Montenegrin police say about 60 people have been detained following clashes the night before during protests demanding the release of eight Serbian Orthodox Church clergy jailed for leading a religious procession despite a ban on gatherings because of the coronavirus outbreak.
Police late on May 13 fired tear gas and stun grenades to disperse protests against the detention of one bishop and seven priests in the towns of Niksic and Pljevlja.
Twenty-six policemen were injured during the clashes, police said in a statement, adding that one of the injured policemen has been hospitalized.
The clashes came a day after thousands of people attended a procession in Niksic without wearing face masks or maintaining a safe distance from each other in violation of measures to prevent the virus from spreading.
Montenegrin police said they used pepper spray to disperse the protesters into smaller groups after they threw rocks, bottles, and other objects and blocked traffic.
Police officers were “brutally attacked for no reason,” the statement said, adding that an ax and a knife were found during a search in Niksic, while police property was destroyed.
Some of the people were detained in other cities where they tried to organize gatherings, including the capital, Podgorica.
Belgrade has strongly criticized the detention of the eight Serbian Orthodox Church officials, including Bishop Joanikije, which opened fresh religious and political tensions between the two neighbors.

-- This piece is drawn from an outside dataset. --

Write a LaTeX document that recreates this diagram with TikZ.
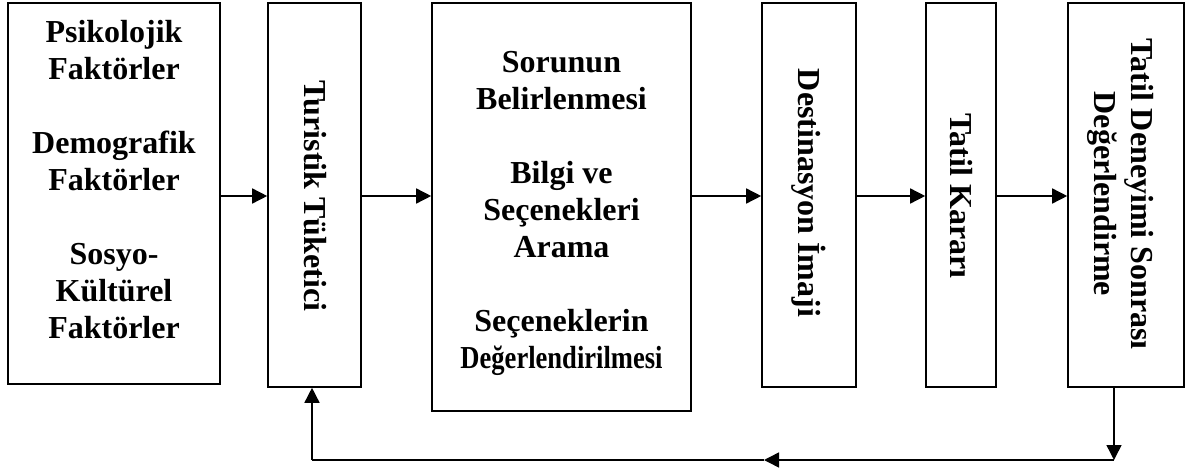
\documentclass[tikz,border=0pt]{standalone}
\usepackage{fontspec}
\setmainfont{Liberation Serif}
\usepackage{graphicx}
\usetikzlibrary{arrows.meta}
\tikzset{
  box/.style={draw, line width=1.6pt, rectangle, inner sep=0pt},
  lbl/.style={font=\fontsize{32}{37}\selectfont\bfseries, align=center, inner sep=0pt},
  vlbl/.style={lbl, rotate=-90},
  arr/.style={line width=1.5pt, -{Triangle[length=15pt,width=15pt]}},
  ln/.style={line width=1.5pt}
}
\begin{document}
\begin{tikzpicture}[x=1pt,y=-1pt]
\useasboundingbox (0,0) rectangle (1186,468);
% boxes
\node[box, minimum width=212pt, minimum height=381pt] (b1) at (114,193.5) {};
\node[box, minimum width=93pt, minimum height=384pt] (b2) at (314.5,195) {};
\node[box, minimum width=259pt, minimum height=408pt] (b3) at (561.5,207) {};
\node[box, minimum width=94pt, minimum height=384pt] (b4) at (809,195) {};
\node[box, minimum width=70pt, minimum height=384pt] (b5) at (961,195) {};
\node[box, minimum width=116pt, minimum height=384pt] (b6) at (1126,195) {};
% labels
\node[lbl] (t1) at (114,180) {Psikolojik\\Faktörler\\[37pt]Demografik\\Faktörler\\[37pt]Sosyo-\\Kültürel\\Faktörler};
\node[vlbl] (t2) at (315,196) {Turistik Tüketici};
\node[lbl] (t3) at (561.5,213) {Sorunun\\Belirlenmesi\\[37pt]Bilgi ve\\Seçenekleri\\Arama\\[37pt]Seçeneklerin\\\scalebox{0.83}[1]{Değerlendirilmesi}};
\node[vlbl] (t4) at (809,193) {Destinasyon İmaji};
\node[vlbl] (t5) at (961,196) {Tatil Kararı};
\node[vlbl] (t6) at (1121,194) {Tatil Deneyimi Sonrası\\Değerlendirme};
% connectors
\coordinate (ay) at (0,196);
\draw[arr] (b1.east |- ay) -- (b2.west |- ay);
\draw[arr] (b2.east |- ay) -- (b3.west |- ay);
\draw[arr] (b3.east |- ay) -- (b4.west |- ay);
\draw[arr] (b4.east |- ay) -- (b5.west |- ay);
\draw[arr] (b5.east |- ay) -- (b6.west |- ay);
% feedback loop
\coordinate (fr) at (1114,460);
\coordinate (fm) at (764,460);
\coordinate (fl) at (312,460);
\draw[arr] (b6.south -| fr) -- (fr);
\draw[arr] (fr) -- (fm);
\draw[ln] (fm) -- (fl);
\draw[arr] (fl) -- (b2.south -| fl);
\end{tikzpicture}
\end{document}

Serbian President Aleksandar Vucic said May14 that “we fail to comprehend” why Bishop Joanikije and other priests remain in detention. Vucic added that Serbia cannot interfere in any way but “will remain by our people and the church as much as we can.”
Prosecutors said on May 13 that the eight face up to 12 years in prison on charges of violating virus restrictions.
Video and pictures from the procession show most participants didn’t wear face masks or keep a safe distance from each other.
“They [the priests] are accused of the criminal offense of violating health rules in the prevention of a dangerous contagious disease,” prosecutor Stevo Sekaric said in a statement.
The arrests highlighted ongoing tensions between Montenegro’s pro-Western authorities and the Serbian Orthodox Church, which they see as a tool for meddling by Moscow-backed Serbia.
Serbian Orthodox Patriarch Irinej has said the detentions are “proof that the Montenegrin state is conducting a purge of the Serbian Orthodox Church.”
Earlier this year, the Serbian Orthodox Church led weeks of protests in Montenegro against a religious law that it says would strip the church of its property in the country.
The law that came into force in January says religious communities must prove property ownership from before 1918, the year when Montenegro joined the Kingdom of Yugoslavia and its church was subsumed by the Serbian Orthodox Church, losing all of its property in the process.
The Serbian Orthodox Church says the law is aimed at retaking its property. Montenegrin officials have repeatedly denied the allegations.
Montenegro split from Serbia in a referendum in 2006 and further turned away from Belgrade and its Orthodox ally Russia, taking a pro-Western course and joining NATO in 2017. The country has also been negotiating toward getting an official membership invitation from the European Union.
Serbian nationalists in both countries have never fully recognized Serbia’s separation from Montenegro, which they claim is historically Serbian territory.